Photograph[e]s, 
From the collection of the Centre national des arts plastiques
27 02 … 30 05 2010

 

This year, in partnership with the Centre national des arts plastiques  (CNAP), a number of the musée Nicéphore Niépce’s temporary exhibitions will present a selection of work from the Fonds national d’art contemporain , France’s largest contemporary art collection that is managed in France and abroad by the CNAP.
 For this, the first partnership, the musée Nicéphore Niépce has selected work by contemporary women photographers Valérie Belin, Elaine Constantine, Sarah Jones, Marylène Negro and Annelies Strba.

« Close, merciless shots depict a severe tableau of inanimate objects and people. In what seems to be a recent but broadly shared approach, women photographers have started, through diverse means, depicting a world where lies take precedence. Feelings and qualms are dispensed with by using an absolutely emotionless descriptive model. Photographic situations are no longer based in the real dispensing with this useless rapport with the demonstrative. This generation of artists has no time for topography and statistical crudity, or for romantic exaltation. What we have been seeing lately is a photography that has thrown off all simplistic psychology. The emotions of young girls have been gotten rid of, love stories forgotten. We are no longer invited, despite ourselves, into unmade beds, and interiors that just need a little tidying. This, sometimes sensationalist, often inappropriate intimacy has been replaced by work whose common denominator seems to be oddity.

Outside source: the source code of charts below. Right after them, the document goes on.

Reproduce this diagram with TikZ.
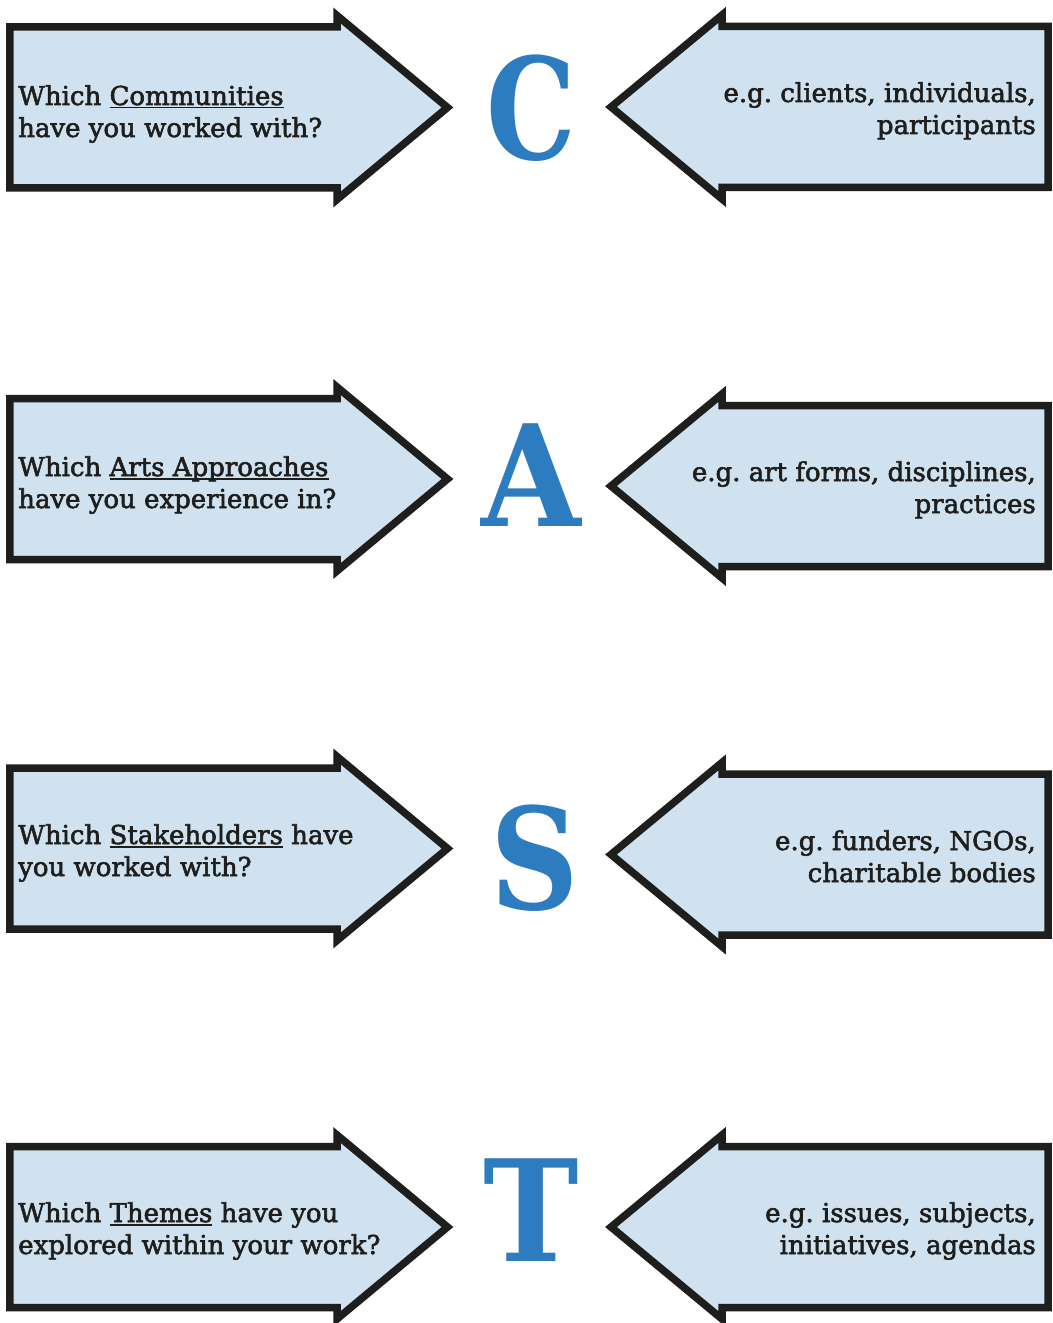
\documentclass[tikz,border=0pt]{standalone}
\usepackage{graphicx}
\usepackage{fontspec}
\setmainfont{DejaVu Serif}[FakeBold=2.2]
\newfontfamily\letterfont{DejaVu Serif}
\definecolor{arrowfill}{HTML}{D0E2F0}
\definecolor{arrowline}{HTML}{1E1E1C}
\definecolor{letterblue}{HTML}{2E7CC0}
\frenchspacing
\newcommand\myul[1]{\setbox0=\hbox{#1}\rlap{\rule[-3.5bp]{\wd0}{1.3bp}}\box0\relax}
\newcommand\qarrow[2]{% #1 name, #2 mid y : arrow pointing right
  \draw[arrowbox] (9.75,#2-80.5) -- (337,#2-80.5) -- (337,#2-92) -- (447.5,#2)
     -- (337,#2+92) -- (337,#2+80.5) -- (9.75,#2+80.5) -- cycle;}
\newcommand\earrow[2]{% arrow pointing left
  \draw[arrowbox] (1048,#2-80.5) -- (722,#2-80.5) -- (722,#2-92) -- (611,#2)
     -- (722,#2+92) -- (722,#2+80.5) -- (1048,#2+80.5) -- cycle;}
\begin{document}
\begin{tikzpicture}[x=1bp,y=-1bp,
  arrowbox/.style={draw=arrowline, fill=arrowfill, line width=7.5bp, line join=miter, miter limit=10},
  qtext/.style={inner sep=0pt, align=left, anchor=base west, text=arrowline,
     font=\fontsize{26bp}{32bp}\selectfont\frenchspacing},
  etext/.style={inner sep=0pt, align=right, anchor=base east, text=arrowline,
     font=\fontsize{26bp}{32bp}\selectfont\frenchspacing},
  bigletter/.style={inner sep=0pt, text=letterblue, font=\letterfont\fontsize{141bp}{141bp}\selectfont\bfseries}]
\useasboundingbox (0,0) rectangle (1052,1323);
% C row
\qarrow{cq}{107.5}
\earrow{ce}{107}
\node[qtext] (cq) at (18,137) {Which \myul{Communities}\\have you worked with?};
\node[etext] (ce) at (1036,134) {e.g. clients, individuals,\\participants};
\node[bigletter] (cl) at (531.5,108.5) {\scalebox{0.8}[1]{C}};
% A row
\qarrow{aq}{479}
\earrow{ae}{486}
\node[qtext] (aq) at (18,508) {Which \myul{Arts Approaches}\\have you experience in?};
\node[etext] (ae) at (1036,513) {e.g. art forms, disciplines,\\practices};
\node[bigletter] (al) at (531.5,475) {\scalebox{0.91}[1]{A}};
% S row
\qarrow{sq}{848.5}
\earrow{se}{854.5}
\node[qtext] (sq) at (18,876) {Which \myul{Stakeholders} have\\you worked with?};
\node[etext] (se) at (1036,882) {e.g. funders, NGOs,\\charitable bodies};
\node[bigletter] (sl) at (535,858) {\scalebox{0.87}[1]{S}};
% T row
\qarrow{tq}{1227}
\earrow{te}{1227}
\node[qtext] (tq) at (18,1254) {Which \myul{Themes} have you\\explored within your work?};
\node[etext] (te) at (1036,1254) {e.g. issues, subjects,\\initiatives, agendas};
\node[bigletter] (tl) at (531,1210) {\scalebox{0.91}[1]{T}};
\end{tikzpicture}
\end{document}
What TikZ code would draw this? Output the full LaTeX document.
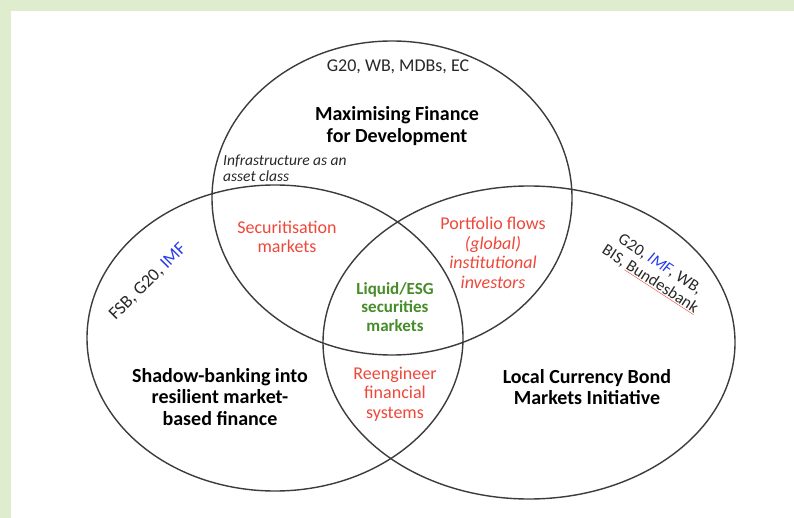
\documentclass[tikz,border=0pt]{standalone}
\usepackage{fontspec}
\setmainfont{Carlito}
\definecolor{bggreen}{RGB}{224,236,206}
\definecolor{linegray}{RGB}{60,60,60}
\definecolor{txtred}{RGB}{238,72,58}
\definecolor{txtgreen}{RGB}{70,140,40}
\definecolor{txtblue}{RGB}{40,60,235}
\definecolor{txtdark}{RGB}{40,40,40}
\tikzset{
  venn/.style={draw=linegray, line width=1.4pt},
  lbl/.style={align=center, text=txtdark, inner sep=0pt, font=\fontsize{18}{19.5}\selectfont},
  ttl/.style={align=center, text=black, inner sep=0pt, font=\fontsize{20}{21.5}\selectfont\bfseries},
  redlbl/.style={lbl, text=txtred},
  greenlbl/.style={ttl, text=txtgreen, font=\fontsize{17}{18.5}\selectfont\bfseries},
}
\begin{document}
\begin{tikzpicture}[x=1pt,y=-1pt]
\fill[white] (0,0) rectangle (794,518);
\useasboundingbox (0,0) rectangle (794,518);
\fill[bggreen] (0,0) rectangle (794,11);
\fill[bggreen] (0,0) rectangle (11,518);
% ellipses
\draw[venn] (392,198) ellipse [x radius=180pt, y radius=157pt];
\draw[venn] (275,338) ellipse [x radius=188pt, y radius=153pt];
\draw[venn] (529,342.5) ellipse [x radius=206pt, y radius=156.5pt];
% top circle
\node[lbl] (topact) at (398,67) {G20, WB, MDBs, EC};
\node[ttl] (toptitle) at (397,126) {Maximising Finance\\for Development};
\node[lbl, align=left, anchor=west, font=\fontsize{15.5}{16}\selectfont\itshape] (infra) at (223,168) {Infrastructure as an\\asset class};
% left circle
\node[lbl, rotate=45] (leftact) at (148,282) {FSB, G20, \textcolor{txtblue}{IMF}};
\node[ttl] (lefttitle) at (220,397) {Shadow-banking into\\resilient market-\\based finance};
% right circle
\node[lbl, rotate=-33, font=\fontsize{16.5}{18}\selectfont] (rightact) at (655,272) {G20, \textcolor{txtblue}{\itshape IMF}, WB,\\BIS, \rlap{\color{txtred}\underline{\phantom{Bundesbank}}}Bundesbank};
\node[ttl] (righttitle) at (587,387) {Local Currency Bond\\Markets Initiative};
% intersections
\node[redlbl] (securit) at (287,237) {Securitisation\\markets};
\node[redlbl] (portf) at (493,253) {Portfolio flows\\\itshape (global)\\\itshape institutional\\\itshape investors};
\node[greenlbl] (liquid) at (395,307) {Liquid/ESG\\securities\\markets};
\node[redlbl] (reeng) at (395,394) {Reengineer\\financial\\systems};
\end{tikzpicture}
\end{document}
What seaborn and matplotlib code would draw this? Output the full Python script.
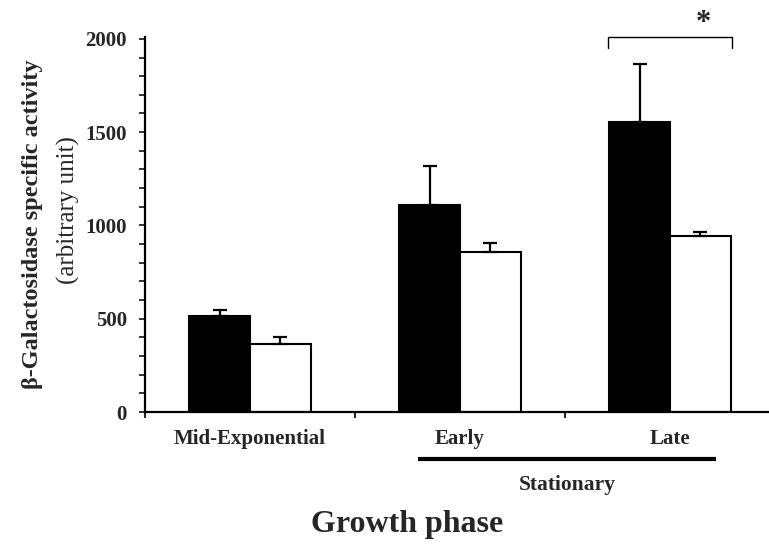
import matplotlib
matplotlib.use("Agg")
import matplotlib.pyplot as plt
from matplotlib.ticker import MultipleLocator
import pandas as pd
import seaborn as sns

# --- DATA ---
phases = ["Mid-Exponential", "Early", "Late"]
series = ["strain_1", "strain_2"]
mean_1 = [515, 1110, 1556]
mean_2 = [365, 858, 944]
err_1 = [32, 209, 310]
err_2 = [37, 48, 21]

df = pd.DataFrame({
    "phase": phases * 2,
    "series": [series[0]] * 3 + [series[1]] * 3,
    "activity": mean_1 + mean_2,
})
errs = {series[0]: err_1, series[1]: err_2}

sns.set_theme(style="ticks")
plt.rcParams["font.family"] = ["Liberation Serif", "DejaVu Serif"]

fig = plt.figure(figsize=(7.69, 5.52), dpi=100)
ax = fig.add_axes([145 / 769, 1 - 412 / 552, 1 - 145 / 769, 375 / 552])

sns.barplot(data=df, x="phase", y="activity", hue="series", order=phases,
            hue_order=series, palette=["black", "white"], width=0.58,
            edgecolor="black", linewidth=1.5, errorbar=None, legend=False, ax=ax)

# upward-only error bars
for cont, s in zip(ax.containers, series):
    for bar, e in zip(cont, errs[s]):
        xc = bar.get_x() + bar.get_width() / 2
        ax.errorbar(xc, bar.get_height(), yerr=[[0], [e]], fmt="none",
                    ecolor="black", elinewidth=1.6, capsize=5, capthick=1.6)

ax.set_xlim(-0.5, (769 - 250) / 210)
ax.set_ylim(0, 2010)
ax.yaxis.set_major_locator(MultipleLocator(500))
ax.yaxis.set_minor_locator(MultipleLocator(100))
ax.set_xticks([-0.5, 0.5, 1.5], minor=True)
ax.tick_params(axis="x", which="major", length=0, pad=12, labelsize=15)
ax.tick_params(axis="x", which="minor", length=4, width=1.5, direction="out")
ax.tick_params(axis="y", which="both", length=4, width=1.3, direction="out",
               labelsize=15, pad=9)
for lab in ax.get_xticklabels() + ax.get_yticklabels():
    lab.set_fontweight("bold")
sns.despine(ax=ax)
for sp in ("left", "bottom"):
    ax.spines[sp].set_linewidth(1.6)
    ax.spines[sp].set_color("black")
ax.set_xlabel("")
ax.set_ylabel("")

# stationary bracket under Early/Late
tr = ax.get_xaxis_transform()
ax.plot([0.8, 2.22], [-0.125, -0.125], color="black", lw=3, transform=tr,
        clip_on=False, solid_capstyle="butt")
ax.text(1.51, -0.195, "Stationary", transform=tr, ha="center", va="center",
        fontsize=15.5, fontweight="bold")
ax.text(0.75, -0.30, "Growth phase", transform=tr, ha="center", va="center",
        fontsize=23, fontweight="bold")

# significance bracket
ax.plot([1.705, 1.705, 2.295, 2.295], [1952, 2011, 2011, 1952], color="black",
        lw=1, clip_on=False)
ax.text(2.157, 2085, "*", ha="center", va="center", fontsize=22,
        fontweight="bold")

# y label in two lines
fig.text(33 / 769, 1 - 224 / 552, "β-Galactosidase specific activity",
         rotation=90, ha="center", va="center", fontsize=17.5, fontweight="bold")
fig.text(68 / 769, 1 - 210 / 552, "(arbitrary unit)", rotation=90,
         ha="center", va="center", fontsize=18)

fig.savefig("out.png", dpi=100)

Now, affirming oneself as a photographer and a woman means going beyond appearances. Getting back to the essence of things, trapping its reflections, measuring its import, which means a refusal of the anecdotal and the accessory. We have a number of them in our midst. The objects seem like living things and the subjects are reified. This makes us unusually tense. The photographer accepts and plays with this malaise. We are trapped; these simulacra, both objects and characters, contemplate us as if petrified. They are distant and elsewhere, and are disconcerting as they are disenchanted representations of ourselves.

Photographs of surfaces and reflections, their damaging presence reflects the sad original, the postures and fabrications of this tragic farce.
These non-portraits, these objects made of uncertain material look us up and down impassively, like phantoms of reality.

Photography has a debt towards women. In the twenties and thirties they appropriated this new instrument as an act of emancipation. They became part of the wind of change, all the better to carry it.
Immersed in the real world, active in studios and magazines, for about ten years their photos accompanied all fights for freedom.
These explorers of modernity followed the specifics of the machine in all its hidden corners and depicted the female form in all its detail.
What we propose today follows the trail of the photographic “acts” of these free and independent women.”